From the start, the USW has kept rank-and-file workers in the dark about their closed-door negotiations with the oil companies, which will resume Wednesday, and its high level discussions with the White House, which intervened last month to block a strike by 20,000 West Coast dockworkers.

In 2013, President Obama appointed USW President Leo Gerard to his corporate competiveness board where, along with Alcoa, Caterpillar, Dow Chemical and other big corporations, the USW president makes proposals to slash costs in the manufacturing and energy sectors.

Speaking of Leo Gerard’s participation in such labor-management-government, a BP worker with 10 years’ experience asked, “Which side is [Leo Gerard] on? As far as I am concerned the union is a big business. This isn’t like the 1930’s anymore, when strikes were really strikes, when workers would block the scabs from entering. Right now, everyone is worried about paying their mortgages.”

There are widespread expressions of solidarity with the picketers, including cars honking in support and workers visiting from nearby industrial plants and schools. Tens of thousands of area workers—including those whose contracts are expiring this year at Chicago’s Ford assembly plant and the Chicago public schools—are looking to oil workers to push back against decades of eroding living standards and work conditions. The main obstacle to unifying these struggles is the USW and the AFL-CIO.

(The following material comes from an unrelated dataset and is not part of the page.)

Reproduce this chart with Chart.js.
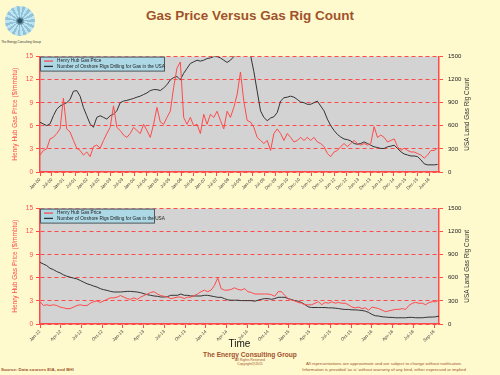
<!DOCTYPE html>
<html>
<head>
<meta charset="utf-8">
<script src="https://cdn.jsdelivr.net/npm/chart.js@4.4.0/dist/chart.umd.min.js"></script>
<style>
html, body { margin: 0; padding: 0; }
body {
    width: 500px; height: 375px; position: relative; overflow: hidden;
    background: #fffacd; font-family: "Liberation Sans", Arial, sans-serif;
}
.abs { position: absolute; }
#logo {
    left: 5px; top: 6px; width: 30px; height: 30px; border-radius: 50%;
    background: radial-gradient(circle, #2d4f63 0 8%, transparent 22%),
                repeating-conic-gradient(from 10deg, #8fc3da 0deg 12deg, #bfe3f0 12deg 24deg);
}
#logoText { left: 0; top: 40px; width: 42px; text-align: center; font-size: 3px; color: #333; }
#title { left: 0; top: 8px; width: 500px; text-align: center; font-size: 13.5px; font-weight: bold; color: #a0522d; }
#topWrap { left: 0; top: 48px; }
#bottomWrap { left: 0; top: 200px; }
#company { left: 0; top: 351px; width: 500px; text-align: center; font-size: 6.6px; font-weight: bold; color: #a0522d; }
#rights { left: 0; top: 359px; width: 500px; text-align: center; font-size: 3.4px; line-height: 3.6px; color: #a0522d; }
#source { left: 1px; top: 367px; font-size: 4.4px; font-weight: bold; color: #a0522d; }
#disclaimer { left: 270px; top: 361px; width: 228px; text-align: center; font-size: 4.3px; line-height: 6px; color: #a0522d; }
</style>
</head>
<body>
<div id="logo" class="abs"></div>
<div id="logoText" class="abs">The Energy Consulting Group</div>
<div id="title" class="abs">Gas Price Versus Gas Rig Count</div>
<div id="topWrap" class="abs"><canvas id="topChart" width="500" height="152"></canvas></div>
<div id="bottomWrap" class="abs"><canvas id="bottomChart" width="500" height="150"></canvas></div>
<div id="company" class="abs">The Energy Consulting Group</div>
<div id="rights" class="abs">All Rights Reserved<br>Copyright@2015</div>
<div id="source" class="abs">Source: Data sources EIA, and BHI</div>
<div id="disclaimer" class="abs">All representations are approximate and are subject to change without notification.<br>Information is provided 'as is' without warranty of any kind, either expressed or implied</div>

<script>
// Top panel: Jan-2000 onwards, one reading every ~1.7 months
const topStepMonths = 1.7;
const topPrice = [2.2, 2.8, 3.0, 4.3, 4.5, 5.0, 5.6, 9.6, 5.6, 5.2, 4.1, 3.1, 2.8, 2.2, 2.6, 2.0, 3.3, 3.5, 3.1, 4.1,
    5.0, 5.8, 8.6, 5.8, 5.4, 4.8, 4.5, 5.0, 5.8, 5.4, 5.0, 6.2, 5.4, 4.5, 6.2, 8.4, 6.5, 6.2, 7.1, 7.9,
    11.0, 13.5, 14.3, 7.1, 6.2, 7.1, 6.0, 6.2, 5.0, 7.5, 6.2, 7.5, 7.1, 7.9, 6.7, 5.6, 7.9, 7.1, 8.4, 10.1,
    13.0, 9.2, 6.7, 6.5, 5.8, 4.5, 4.1, 3.7, 4.1, 2.8, 5.0, 5.6, 5.0, 4.1, 5.0, 4.5, 3.9, 4.1, 4.5, 4.1,
    4.5, 4.1, 4.5, 3.9, 3.7, 3.3, 2.4, 2.0, 2.6, 2.8, 3.3, 3.7, 3.3, 3.7, 4.1, 3.7, 3.5, 3.7, 3.5, 3.7,
    5.9, 4.5, 4.8, 4.5, 3.9, 4.1, 4.3, 3.3, 2.8, 3.1, 2.8, 2.6, 2.6, 2.4, 2.2, 1.8, 2.2, 2.8, 2.8, 3.1];
const topRigs = [646, 625, 603, 625, 731, 816, 858, 880, 901, 943, 1050, 1058, 986, 837, 731, 625, 582, 710, 731, 710,
    688, 731, 752, 795, 901, 922, 931, 943, 956, 973, 986, 1007, 1028, 1058, 1071, 1071, 1058, 1092, 1135, 1198,
    1228, 1241, 1198, 1283, 1347, 1411, 1432, 1453, 1441, 1453, 1475, 1483, 1500, 1500, 1483, 1453, 1424, 1453, 1500, 1517,
    1540, 1560, 1580, 1520, 1305, 1050, 795, 710, 667, 701, 718, 773, 922, 965, 973, 986, 973, 943, 909, 901,
    880, 880, 901, 922, 858, 795, 688, 603, 540, 489, 455, 429, 421, 404, 370, 361, 370, 391, 370, 348,
    327, 319, 306, 306, 327, 336, 348, 306, 263, 234, 221, 208, 208, 200, 157, 106, 93, 93, 93, 98];
const topTicks = ['Jan-00', 'Jul-00', 'Jan-01', 'Jul-01', 'Jan-02', 'Jul-02', 'Jan-03', 'Jul-03', 'Jan-04', 'Jul-04',
    'Jan-05', 'Jul-05', 'Jan-06', 'Jul-06', 'Jan-07', 'Jul-07', 'Jan-08', 'Jul-08', 'Jan-09', 'Jul-09',
    'Dec-09', 'Jun-10', 'Dec-10', 'Jun-11', 'Dec-11', 'Jun-12', 'Dec-12', 'Jun-13', 'Dec-13', 'Jun-14',
    'Dec-14', 'Jun-15', 'Dec-15', 'Jun-16'];

// Bottom panel: Jan-2012 onwards, one reading about every two weeks
const bottomStepMonths = 0.485;
const bottomPrice = [2.9, 2.4, 2.5, 2.4, 2.5, 2.4, 2.2, 2.1, 2.0, 2.0, 2.2, 2.4, 2.5, 2.4, 2.4, 2.7, 2.9, 3.0, 2.8, 3.0,
    3.2, 3.4, 3.4, 3.5, 3.7, 3.5, 3.3, 3.2, 3.4, 3.2, 3.5, 3.7, 3.9, 4.1, 4.2, 3.9, 3.7, 3.6, 3.5, 3.3,
    3.4, 3.5, 3.5, 3.3, 3.5, 3.5, 3.7, 3.9, 4.2, 4.4, 4.2, 4.4, 5.0, 6.0, 4.6, 4.4, 4.4, 4.5, 4.7, 4.5,
    4.4, 4.6, 4.2, 4.1, 3.9, 3.9, 3.9, 3.9, 3.9, 3.8, 3.6, 4.2, 4.2, 3.7, 3.3, 3.1, 3.0, 2.8, 2.7, 2.5,
    2.5, 2.5, 2.7, 2.9, 2.5, 2.8, 2.7, 2.9, 2.7, 2.8, 2.7, 2.7, 2.5, 2.2, 2.1, 2.2, 2.0, 2.1, 1.8, 2.2,
    2.1, 2.0, 1.8, 1.6, 1.7, 1.8, 1.9, 1.9, 2.0, 1.9, 2.4, 2.7, 2.8, 2.7, 2.7, 2.5, 2.8, 2.9, 2.9, 3.1];
const bottomRigs = [801, 780, 759, 724, 707, 681, 664, 639, 621, 609, 596, 587, 566, 544, 523, 510, 493, 480, 459, 446,
    437, 424, 416, 416, 416, 420, 424, 424, 420, 416, 407, 394, 381, 373, 364, 360, 351, 351, 356, 373,
    373, 373, 390, 373, 373, 364, 364, 364, 364, 373, 373, 364, 356, 347, 347, 330, 313, 309, 309, 309,
    304, 304, 304, 304, 296, 309, 321, 330, 330, 321, 330, 347, 347, 347, 330, 317, 304, 296, 279, 253,
    223, 214, 214, 214, 214, 214, 210, 210, 206, 201, 193, 189, 189, 184, 184, 180, 176, 167, 150, 124,
    107, 103, 94, 90, 86, 86, 81, 81, 81, 81, 86, 86, 81, 81, 81, 86, 90, 90, 94, 103];
const bottomTicks = ['Jan-12', 'Apr-12', 'Jul-12', 'Oct-12', 'Jan-13', 'Apr-13', 'Jul-13', 'Oct-13', 'Jan-14', 'Apr-14',
    'Jul-14', 'Oct-14', 'Jan-15', 'Apr-15', 'Jul-15', 'Oct-15', 'Jan-16', 'Apr-16', 'Jul-16', 'Sep-16'];

const priceLabel = 'Henry Hub Gas Price';
const rigLabel = 'Number of Onshore Rigs Drilling for Gas in the USA';

const RED = '#ff4a4a';
const FONT = '"Liberation Sans", Arial, sans-serif';

// grey plot area
const plotBackground = {
    id: 'plotBackground',
    beforeDraw(chart) {
        const {ctx, chartArea: a} = chart;
        ctx.save();
        ctx.fillStyle = '#d3d3d3';
        ctx.fillRect(a.left, a.top, a.right - a.left, a.bottom - a.top);
        ctx.restore();
    }
};

// light blue legend box in the top-left corner of the plot
const legendBox = {
    id: 'legendBox',
    afterDatasetsDraw(chart, args, opts) {
        const {ctx, chartArea: a} = chart;
        ctx.save();
        ctx.fillStyle = '#add8e6';
        ctx.fillRect(a.left, a.top, opts.width, opts.height);
        ctx.strokeStyle = '#555';
        ctx.lineWidth = 1;
        ctx.strokeRect(a.left + 0.5, a.top + 0.5, opts.width - 1, opts.height - 1);
        ctx.font = '4.7px ' + FONT;
        ctx.textBaseline = 'middle';
        chart.data.datasets.forEach((ds, i) => {
            const y = a.top + 4.5 + i * 5.3;
            ctx.strokeStyle = ds.borderColor;
            ctx.lineWidth = 1.3;
            ctx.beginPath();
            ctx.moveTo(a.left + 4, y);
            ctx.lineTo(a.left + 13, y);
            ctx.stroke();
            ctx.fillStyle = '#222';
            ctx.fillText(ds.label, a.left + 17, y);
        });
        ctx.restore();
    }
};

// right axis title, reading bottom to top like the left one
const rightTitle = {
    id: 'rightTitle',
    afterDraw(chart, args, opts) {
        const {ctx, chartArea: a} = chart;
        ctx.save();
        ctx.translate(opts.x, (a.top + a.bottom) / 2);
        ctx.rotate(-Math.PI / 2);
        ctx.font = '6.4px ' + FONT;
        ctx.fillStyle = '#333';
        ctx.textAlign = 'center';
        ctx.textBaseline = 'middle';
        ctx.fillText(opts.text, 0, 0);
        ctx.restore();
    }
};

function makeChart(canvasId, price, rigs, step, ticks, tickMonths, xMax, opts) {
    return new Chart(document.getElementById(canvasId), {
        type: 'line',
        data: {
            datasets: [{
                label: priceLabel,
                data: price.map((v, i) => ({x: i * step, y: v})),
                borderColor: RED,
                borderWidth: 1,
                pointRadius: 0,
                yAxisID: 'y'
            }, {
                label: rigLabel,
                data: rigs.map((v, i) => ({x: i * step, y: v})),
                borderColor: '#333333',
                borderWidth: 1,
                pointRadius: 0,
                yAxisID: 'y1'
            }]
        },
        options: {
            responsive: false,
            animation: false,
            layout: {padding: {top: 7, left: 0, right: 0, bottom: 0}},
            plugins: {
                legend: {display: false},
                tooltip: {enabled: false},
                legendBox: {width: opts.legendWidth, height: 15},
                rightTitle: {text: 'USA Land Gas Rig Count', x: 467}
            },
            scales: {
                x: {
                    type: 'linear',
                    min: 0,
                    max: xMax,
                    afterFit: s => { s.height = opts.xHeight; },
                    afterBuildTicks: s => { s.ticks = ticks.map((t, i) => ({value: i * tickMonths})); },
                    ticks: {
                        autoSkip: false,
                        minRotation: 45,
                        maxRotation: 45,
                        padding: 1,
                        color: '#444',
                        font: {size: 4.5, family: FONT},
                        callback: (v, i) => ticks[i]
                    },
                    grid: {drawOnChartArea: false, color: RED, tickLength: 4},
                    border: {color: RED, width: 1.5},
                    title: {
                        display: !!opts.xTitle,
                        text: opts.xTitle || '',
                        color: '#111',
                        font: {size: 10, family: FONT},
                        padding: 0
                    }
                },
                y: {
                    position: 'left',
                    min: 0,
                    max: 15,
                    afterFit: s => { s.width = 40; },
                    ticks: {stepSize: 3, padding: 3, color: RED, font: {size: 6.5, family: FONT}},
                    grid: {color: RED, tickLength: 4, lineWidth: 1},
                    border: {color: RED, width: 1.5, dash: [4, 3]},
                    title: {
                        display: true,
                        text: 'Henry Hub Gas Price ($/mmbtu)',
                        color: RED,
                        font: {size: 6.5, family: FONT},
                        padding: {top: 11, bottom: 0}
                    }
                },
                y1: {
                    position: 'right',
                    min: 0,
                    max: 1500,
                    afterFit: s => { s.width = 61; },
                    ticks: {
                        stepSize: 300,
                        padding: 5,
                        color: '#222',
                        font: {size: 6, family: FONT},
                        callback: v => String(v)
                    },
                    grid: {drawOnChartArea: false, color: RED, tickLength: 4},
                    border: {color: RED, width: 1.5}
                }
            }
        },
        plugins: [plotBackground, legendBox, rightTitle]
    });
}

makeChart('topChart', topPrice, topRigs, topStepMonths, topTicks, 6, 203,
    {legendWidth: 125, xHeight: 28});
makeChart('bottomChart', bottomPrice, bottomRigs, bottomStepMonths, bottomTicks, 3, 57.7,
    {legendWidth: 115, xHeight: 26, xTitle: 'Time'});
</script>
</body>
</html>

Workers on the picket lines also spoke on the daily hazards they face in an unsafe, poorly maintained work environment. “I was told to go fix a valve,” one worker recalled. “Every ladder had been removed from our department, because it was too expensive to do yearly safety inspections. And there was scaffolding, which was improperly set up, and we had been asking to remove for the past 10 years.

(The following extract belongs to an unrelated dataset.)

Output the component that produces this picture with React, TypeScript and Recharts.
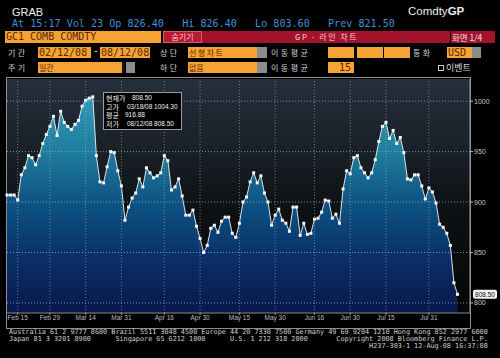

“I fell off, broke five ribs, punctured a lung and shattered a shoulder blade. To this day, that valve is not fixed.”

The Whiting facility has seen repeated accidents just in the last year alone. Last March, a leak let between 630 and 1,639 gallons of oil spill into Lake Michigan on a portion of shorefront within the property of the refinery. BP faced no fines for the incident.

In August 2014, an explosion at the refinery shook homes in a neighborhood bordering the plant and released more than 500 pounds of sulfur dioxide in the air. No injuries were reported and the release was said not to have caused any air quality issues.

In the course of the last week alone, there have been more than three major malfunctions reported in the refinery now being run by managers, inexperienced contractors and highly paid strikebreakers. There were two flare-ups and one leak, according to the Times of Northwest Indiana, including one on February 23 that lit up the sky with burning gas for half an hour, workers said.

“BP cuts corners everywhere,” a worker pointed out. “Every day we have a pipe leak or an accident. Every day we have some safety issue that is never reported. We tell them about major issues that we can fix, but they won’t stop production for one moment to address safety issues.

“We have a pipe that is completely fractured that goes into Lake Michigan that they wrapped in a cast. It’s like a Band-Aid on a broken arm. The pipe carries benzene—cancer-causing benzene!—and if this breaks, that’s going to leak into the lake.”

Oil workers at the Whiting, Indiana, refinery face a grueling work schedule like many across the country, toiling in dictatorial conditions inside the refinery. “We get ‘drafted’ after eight hours of work by the company. So we work 12 hours or more. I have a son that I’d like to see more but I never get to because of my work schedule.

“We’re here fighting for all workers,” he noted. “I served in the military, and I’ve been to many countries—the Philippines, Indonesia, many third world countries. The corporations want to turn this country into a third world country.

“As far as I see it, the politicians in this country are all corrupt. It’s not red and blue, but corporation and worker. That’s where the lines fall. This year is going to be a big year for workers to fight back. I guarantee that by 2016, if we don’t have a revolution, we surely will be on the brink of it.”